Back from the dark ages

May 13, 2008 

…for now. Of late, I am often in doubt if we live in the same India the media is proud of - a booming developing nation with growth rates averaging over 8%, the better-off BRIC nation because of its services sector with a energetic young population and a country that is focused highly on its infrastructure.

To begin with I don’t get frustrated anymore. Not worth it..it only weakens the heart and ups the BP. “Resigned” is more an appropriate term to describe how I am. 12 hours of power cut that not even the best inverter can take, no water supply on Thursdays and a dead broadband 15 days a month for the past 6 months which just got worse over the past fortnight. That leaves me in the company of newspapers and my toddler son. My mom jokes if I feel like living in the ’70s.

Just so you know, I don’t live in one of those thousands of village India has without electricity and water. This is Pune for you. The Pune that world perceives as one of the good cities in India to live in - a lifestyle that can you dream of with state-of-the-art IT parks, malls you can spend all day in and still crave for more, a wi-fi city and most importantly a city with no load-shedding. Not my word; it’s all that is said in the papers. The state-owned telecom BSNL (this editorial throws some light on the sad state of affairs) that I use has been down this past fortnight. BSNL is not this worse in many parts of the country especially in South India. Here, the response is bad, customer service pathetic and no helpline that will attend to your number. They just keep pointing you to one number after another until you finally give up because of exhaustion. And when it does work, it does in the timing their personnel work - 10 -5 and automatically switches off in evenings and weekends.
For once, all you folks living outside the country - I’m with you.

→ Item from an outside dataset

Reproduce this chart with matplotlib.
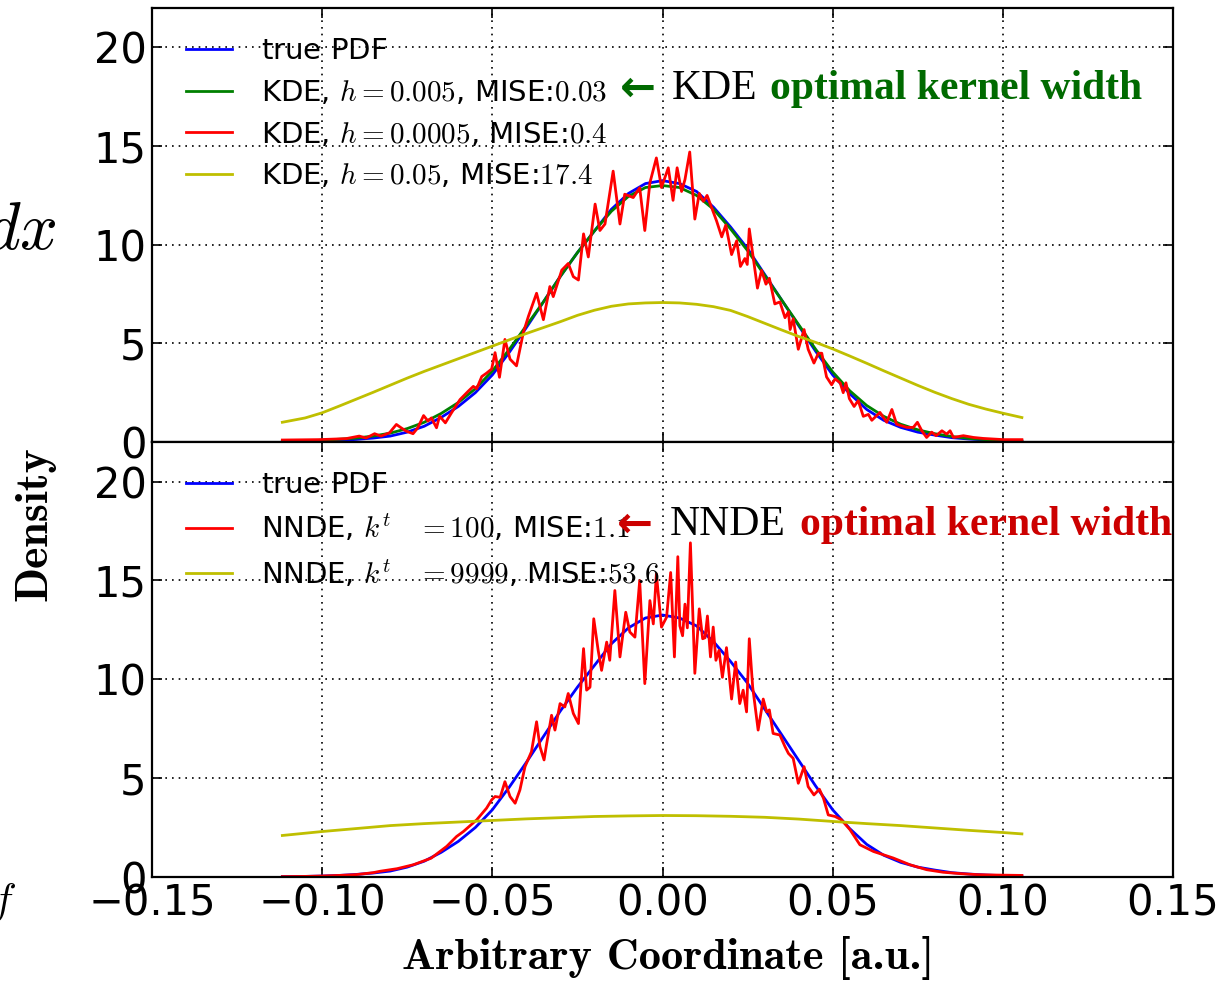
import numpy as np
import matplotlib
matplotlib.use("Agg")
import matplotlib.pyplot as plt

plt.rcParams['mathtext.fontset'] = 'cm'
plt.rcParams['font.family'] = ['DejaVu Sans']
plt.rcParams['xtick.direction'] = 'in'
plt.rcParams['ytick.direction'] = 'in'
plt.rcParams['xtick.top'] = True
plt.rcParams['ytick.right'] = True

# ---- data ----
# true PDF (same in both panels)
x_pdf = [-0.1117, -0.105, -0.10, -0.095, -0.09, -0.085, -0.08, -0.075, -0.07, -0.065,
         -0.06, -0.055, -0.05, -0.045, -0.04, -0.035, -0.03, -0.025, -0.02, -0.015,
         -0.01, -0.005, 0.0, 0.005, 0.01, 0.015, 0.02, 0.025, 0.03, 0.035,
         0.04, 0.045, 0.05, 0.055, 0.06, 0.065, 0.07, 0.075, 0.08, 0.085,
         0.09, 0.095, 0.10, 0.1056]
y_pdf = [0.02, 0.03, 0.05, 0.08, 0.13, 0.20, 0.30, 0.50, 0.80, 1.25,
         1.80, 2.50, 3.40, 4.55, 5.80, 7.10, 8.40, 9.60, 10.70, 11.80,
         12.60, 13.10, 13.25, 13.10, 12.70, 11.90, 10.90, 9.80, 8.50, 7.20,
         5.90, 4.60, 3.40, 2.45, 1.65, 1.10, 0.74, 0.50, 0.35, 0.22,
         0.15, 0.10, 0.07, 0.05]

# KDE h=0.005
y_kde_opt = [0.04, 0.06, 0.09, 0.14, 0.20, 0.30, 0.45, 0.68, 1.00, 1.45,
             2.00, 2.70, 3.60, 4.70, 5.90, 7.10, 8.40, 9.60, 10.70, 11.70,
             12.45, 12.90, 13.00, 12.90, 12.50, 11.80, 10.80, 9.70, 8.45, 7.20,
             5.95, 4.70, 3.55, 2.60, 1.85, 1.30, 0.90, 0.62, 0.42, 0.28,
             0.18, 0.12, 0.08, 0.05]

# KDE h=0.05
y_kde_wide = [1.00, 1.22, 1.48, 1.82, 2.17, 2.52, 2.88, 3.24, 3.58, 3.90,
              4.22, 4.54, 4.86, 5.18, 5.50, 5.80, 6.10, 6.42, 6.68, 6.88,
              7.00, 7.05, 7.07, 7.05, 6.98, 6.86, 6.67, 6.36, 6.02, 5.68,
              5.35, 5.05, 4.72, 4.36, 3.99, 3.61, 3.24, 2.87, 2.52, 2.20,
              1.91, 1.67, 1.46, 1.24]

# KDE h=0.0005
x_kde_narrow = [-0.1117, -0.1009, -0.0930, -0.0891, -0.0871, -0.0846, -0.0827, -0.0802, -0.0782, -0.0768,
                -0.0753, -0.0733, -0.0719, -0.0702, -0.0689, -0.0679, -0.0664, -0.0655, -0.0638, -0.0620,
                -0.0595, -0.0571, -0.0556, -0.0546, -0.0531, -0.0517, -0.0502, -0.0492, -0.0479, -0.0463,
                -0.0448, -0.0429, -0.0409, -0.0394, -0.0370, -0.0350, -0.0331, -0.0321, -0.0296, -0.0277,
                -0.0262, -0.0247, -0.0232, -0.0218, -0.0198, -0.0184, -0.0169, -0.0145, -0.0125, -0.0111,
                -0.0086, -0.0067, -0.0052, -0.0037, -0.0018, -0.0003, 0.0017, 0.0031, 0.0043, 0.0056,
                0.0066, 0.0080, 0.0095, 0.0108, 0.0120, 0.0131, 0.0144, 0.0159, 0.0174, 0.0186,
                0.0203, 0.0218, 0.0229, 0.0242, 0.0249, 0.0255, 0.0267, 0.0279, 0.0291, 0.0304,
                0.0314, 0.0330, 0.0345, 0.0360, 0.0370, 0.0375, 0.0384, 0.0399, 0.0416, 0.0428,
                0.0445, 0.0458, 0.0468, 0.0482, 0.0497, 0.0507, 0.0522, 0.0531, 0.0539, 0.0549,
                0.0563, 0.0575, 0.0590, 0.0605, 0.0615, 0.0639, 0.0659, 0.0674, 0.0688, 0.0718,
                0.0737, 0.0749, 0.0762, 0.0776, 0.0791, 0.0804, 0.0821, 0.0835, 0.0845, 0.0855,
                0.0884, 0.0914, 0.0943, 0.0973, 0.1002, 0.1056]
y_kde_narrow = [0.10, 0.12, 0.17, 0.30, 0.20, 0.42, 0.30, 0.47, 0.89, 0.72,
                0.55, 0.42, 0.72, 1.34, 1.06, 1.22, 0.72, 1.31, 0.97, 1.48,
                2.15, 2.57, 2.82, 2.70, 3.32, 3.49, 3.70, 4.53, 3.28, 5.20,
                4.20, 3.86, 5.54, 6.37, 7.54, 6.20, 7.88, 7.37, 8.71, 9.05,
                8.38, 8.21, 10.55, 9.38, 12.06, 10.72, 11.05, 13.73, 11.05, 12.56,
                12.39, 12.89, 10.72, 13.14, 14.40, 12.90, 13.90, 12.25, 13.90, 12.70,
                13.30, 14.70, 11.30, 12.60, 12.20, 12.50, 11.90, 11.20, 10.40, 11.00,
                9.50, 10.20, 8.90, 9.30, 9.00, 10.80, 9.30, 7.80, 8.70, 8.00,
                8.30, 7.00, 7.10, 6.30, 6.60, 5.70, 6.25, 4.70, 5.70, 4.70,
                4.00, 4.50, 4.50, 3.30, 2.90, 3.20, 3.00, 2.50, 3.00, 2.20,
                1.80, 2.10, 1.30, 1.40, 1.10, 1.50, 1.00, 1.65, 0.90, 0.74,
                0.74, 1.00, 0.57, 0.23, 0.50, 0.32, 0.57, 0.40, 0.57, 0.23,
                0.32, 0.23, 0.18, 0.15, 0.12, 0.12]

# NNDE k=100
x_nnde = [-0.1117, -0.105, -0.100, -0.095, -0.090, -0.085, -0.0830, -0.0780, -0.0732, -0.0680,
          -0.0634, -0.0605, -0.0585, -0.0546, -0.0517, -0.0502, -0.0492, -0.0477, -0.0463, -0.0448,
          -0.0433, -0.0419, -0.0404, -0.0385, -0.0370, -0.0360, -0.0348, -0.0341, -0.0326, -0.0316,
          -0.0301, -0.0287, -0.0277, -0.0262, -0.0247, -0.0238, -0.0232, -0.0223, -0.0213, -0.0202,
          -0.0189, -0.0179, -0.0164, -0.0155, -0.0140, -0.0125, -0.0108, -0.0096, -0.0081, -0.0067,
          -0.0052, -0.0037, -0.0027, -0.0018, -0.0003, 0.0012, 0.0024, 0.0035, 0.0045, 0.0051,
          0.0059, 0.0066, 0.0073, 0.0082, 0.0095, 0.0108, 0.0118, 0.0125, 0.0132, 0.0141,
          0.0149, 0.0157, 0.0166, 0.0176, 0.0188, 0.0203, 0.0215, 0.0227, 0.0237, 0.0247,
          0.0255, 0.0265, 0.0281, 0.0296, 0.0306, 0.0314, 0.0325, 0.0345, 0.0360, 0.0370,
          0.0384, 0.0399, 0.0416, 0.0428, 0.0445, 0.0461, 0.0473, 0.0487, 0.0507, 0.0526,
          0.0551, 0.0580, 0.0620, 0.0678, 0.0727, 0.0776, 0.0825, 0.0875, 0.0924, 0.0973,
          0.1056]
y_nnde = [0.02, 0.03, 0.05, 0.08, 0.12, 0.22, 0.29, 0.42, 0.62, 0.95,
          1.55, 2.05, 2.30, 2.89, 3.48, 3.90, 4.07, 4.03, 4.82, 4.07,
          3.73, 4.40, 5.58, 6.34, 7.85, 6.59, 5.92, 6.67, 8.18, 7.43,
          8.77, 8.60, 9.28, 8.27, 7.76, 10.10, 11.55, 9.45, 9.60, 13.06,
          11.46, 10.45, 11.88, 10.96, 14.49, 11.13, 13.39, 12.39, 12.13, 14.99,
          9.78, 13.98, 12.80, 15.33, 12.64, 13.14, 15.40, 11.13, 16.20, 12.70,
          12.20, 13.80, 12.60, 16.90, 10.30, 13.56, 12.05, 12.10, 13.20, 11.13,
          12.64, 10.96, 11.46, 10.10, 11.60, 9.00, 10.87, 8.77, 9.45, 8.35,
          12.05, 9.60, 7.43, 9.00, 8.35, 8.45, 7.26, 7.18, 6.59, 6.25,
          6.00, 4.74, 5.58, 4.57, 4.15, 4.44, 3.98, 3.14, 3.06, 2.89,
          2.39, 1.63, 1.29, 0.96, 0.62, 0.37, 0.24, 0.17, 0.12, 0.10,
          0.08]

# NNDE k=9999
x_nnde_wide = [-0.1117, -0.10, -0.09, -0.08, -0.07, -0.06, -0.05, -0.04, -0.03, -0.02, -0.01, 0.0,
               0.01, 0.02, 0.03, 0.04, 0.05, 0.06, 0.07, 0.08, 0.09, 0.10, 0.1056]
y_nnde_wide = [2.10, 2.30, 2.45, 2.60, 2.70, 2.78, 2.86, 2.94, 3.00, 3.06, 3.09, 3.11,
               3.10, 3.07, 3.02, 2.93, 2.81, 2.70, 2.60, 2.48, 2.36, 2.25, 2.18]

labels_top = [r'true PDF$\,$',
              r'KDE, $h=0.005$, MISE:$0.03$',
              r'KDE, $h=0.0005$, MISE:$0.4$',
              r'KDE, $h=0.05$, MISE:$17.4$']
labels_bot = [r'true PDF$\,$',
              r'NNDE, $k^t\quad=100$, MISE:$1.1$',
              r'NNDE, $k^t\quad=9999$, MISE:$53.6$']

W, H = 1230, 983
fig = plt.figure(figsize=(W / 100, H / 100), dpi=100)
fig.patch.set_facecolor('white')
ax1 = fig.add_axes([152 / W, 1 - 442 / H, 1021 / W, 434 / H])
ax2 = fig.add_axes([152 / W, 1 - 877 / H, 1021 / W, 435 / H])

lw = 2
ax1.plot(x_pdf, y_pdf, color='b', lw=lw, label=labels_top[0])
ax1.plot(x_pdf, y_kde_opt, color='g', lw=lw, label=labels_top[1])
ax1.plot(x_kde_narrow, y_kde_narrow, color='r', lw=lw, label=labels_top[2])
ax1.plot(x_pdf, y_kde_wide, color='y', lw=lw, label=labels_top[3])

ax2.plot(x_pdf, y_pdf, color='b', lw=lw, label=labels_bot[0])
ax2.plot(x_nnde, y_nnde, color='r', lw=lw, label=labels_bot[1])
ax2.plot(x_nnde_wide, y_nnde_wide, color='y', lw=lw, label=labels_bot[2])

for ax in (ax1, ax2):
    ax.set_xlim(-0.15, 0.15)
    ax.set_ylim(0, 22)
    ax.set_yticks([0, 5, 10, 15, 20])
    ax.set_xticks([-0.15, -0.10, -0.05, 0.0, 0.05, 0.10, 0.15])
    ax.grid(True, color='k', linestyle=(0, (1, 3)), lw=1.2)
    ax.tick_params(labelsize=30, length=7, width=1.2, pad=4)
    for s in ax.spines.values():
        s.set_linewidth(1.6)
    ax.legend(loc='upper left', bbox_to_anchor=(0, 1.01), frameon=False, fontsize=21,
              handlelength=1.6, handletextpad=1.0, labelspacing=0.47, borderaxespad=0.75)
ax1.set_xticklabels([])
ax2.set_xticklabels(['\u22120.15', '\u22120.10', '\u22120.05', '0.00', '0.05', '0.10', '0.15'])

# annotations next to the legend
serif = ['Liberation Serif', 'DejaVu Serif']
green = '#006a00'
red = '#cc0000'
fig.text(620 / W, 1 - 89 / H, '\u2190', color=green, fontsize=31, family='DejaVu Sans',
         weight='bold', va='center')
fig.text(672 / W, 1 - 89 / H, 'KDE', color='k', fontsize=30, family=serif, va='center')
fig.text(770 / W, 1 - 89 / H, 'optimal kernel width', color=green, fontsize=30,
         family=serif, weight='bold', va='center')
fig.text(617 / W, 1 - 525 / H, '\u2190', color=red, fontsize=31, family='DejaVu Sans',
         weight='bold', va='center')
fig.text(670 / W, 1 - 525 / H, 'NNDE', color='k', fontsize=30, family=serif, va='center')
fig.text(800 / W, 1 - 525 / H, 'optimal kernel width', color=red, fontsize=30,
         family=serif, weight='bold', va='center')

# axis labels
fig.text(35 / W, 1 - 524 / H, 'Density', fontsize=33, family='cmb10', rotation=90,
         ha='center', va='center')
fig.text(668 / W, 1 - 958 / H, 'Arbitrary Coordinate [a.u.]', fontsize=32, family='cmb10',
         ha='center', va='center')

# clipped fragments from the neighbouring slide content
fig.text(57 / W, 1 - 230 / H, r'$dx$', fontsize=48, ha='right', va='center')
fig.text(-9 / W, 1 - 902 / H, r'$f$', fontsize=30, ha='left', va='center')

fig.savefig('out.png', dpi=100, facecolor='white')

Now on a unrelated note, the Tata Second Career guys got back regretting they couldn’t find an appropriate fit for me in the 50 odd projects they have charted out. No disappointment. Alright, maybe just a little not so much for having not made through. It’s the rejection, you see! They sent out a very personal mail to all applicants. It was so personal that the mail was addressed as Dear {name of applicant} - a programmatic glitch perhaps that couldn’t fill in the {} with the actual name. Anyways, it was an initiative worth all the appreciation even if the execution was a lil rusty. A great opportunity to get back all the talent lost to motherhood and other reasons!